Janvier 2015. On revoit leurs visages défilant sur toutes les chaînes. La stupeur, la peine immense, la colère. Un an après, Le Zéphyr, qui démarrait son aventure, a toqué à la porte de collégiens et de lycéens pour comprendre ce que les attentats de Charlie Hebdo avaient provoqué en eux. Certains ont pris la plume pour exprimer leurs émotions. Ils nous ont dit pourquoi.

Cinq ans après la folie macabre des frères Kouachi, Le Zéphyr republie ce récit, publié initialement sur le site en janvier 2017, puis dans le premier numéro de la revue du Zéphyr, un an plus tard.

les couvertures du Zéphyr

Quand un drame réveille chez les jeunes l’envie de défendre la liberté d’expression… Après les attaques contre Charlie Hebdo, en 2015, de nombreux élèves de collèges et de lycées des quatre coins du pays, affectés, ont pris la plume ou la parole dans des médias scolaires pour exprimer leur émotion. 

Le 7 janvier 2015 à 11h30, j’ai été parcouru de frissons. Je me suis souvenu de tout, des images, des sirènes…” Louis Pasquier, 20 ans, témoigne, un an après les terribles attaques contre Charlie Hebdo.
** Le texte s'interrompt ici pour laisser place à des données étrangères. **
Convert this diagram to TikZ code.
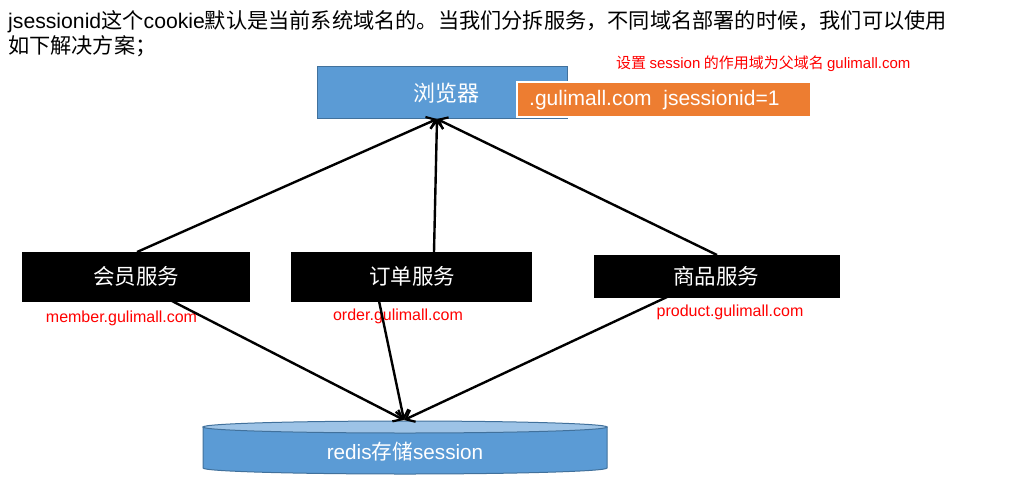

Comme tant d’autres, celui qui était lycéen au moment des faits paraît encore affecté par les événements. À l’époque, le jeune homme dirige le journal de son établissement, La Mouette bâillonnée (librement inspiré du Canard enchaîné). L’élève, alors en 1ère L, apprend la nouvelle en sortant d’un cours dédié à la prolifération du terrorisme dans le monde. Drôle de coïncidence, pour celui qui ne saisit pas de suite, admet-il aujourd’hui, “ce qui était en jeu”. Ce n’est qu’en rentrant chez lui qu’il commence à comprendre : “Mes parents regardaient un bulletin spécial sur une chaîne d’info en continu, les yeux pleins de larmes. On a discuté. Et j’ai été choqué.

Rendre hommage à Charlie

En tant que rédacteur en chef du petit canard, il reçoit l’appel de dizaines de plumes de La Mouette, puis décide de convoquer un comité éditorial afin de réaliser un numéro spécial. La démarche du journal est motivée par le fait que “l’un des membres de la rédaction avait perdu son père dans les locaux du journal satirique”. Or, ce qui devait être un journal dédié à Charlie sera finalement consacré à l’ensemble des victimes des tueries du mois de janvier 2015 (pas que des journalistes et dessinateurs). Le numéro de La Mouette, rempli de textes et de dessins, a été réalisé par 2 500 élèves en quelques jours. 

De nombreux autres élèves, émus, ont eu la même idée. Les tristes événements les ont poussés à publier des numéros spécial liberté d’expression. Y compris les plus jeunes. Ainsi, les jeunes rédacteurs du Ptit Braillard, journal – “qui ne raconte pas de bobard” – du collège Louis-Braille à Esbly en Seine-et-Marne ont conçu, par exemple, un numéro en un seul jour. C’est que les ado et jeunes adultes ont besoin de faire part de leurs émotions.

Faire valoir la liberté d’expression

Océane Brisard, par exemple. Elle était au lycée Marguerite-de-Navarre, à Alençon, en janvier 2015. Après les attentats du 7 janvier, elle nous explique avoir été interrogée, sur la radio du lycée, à propos d’un dessin qu’elle a réalisé pour exprimer son ressenti sur les attaques. Elle ne quittera plus la rédaction de Radio Margot, tout comme sa collègue Alexiane, qui est arrivée à la radio au même moment. Cette dernière a fait ses premières armes au micro en interrogeant le dessinateur de presse Chaunu : “C’est un artiste que j’apprécie beaucoup, et je voulais rendre hommage aux membres de Charlie.” 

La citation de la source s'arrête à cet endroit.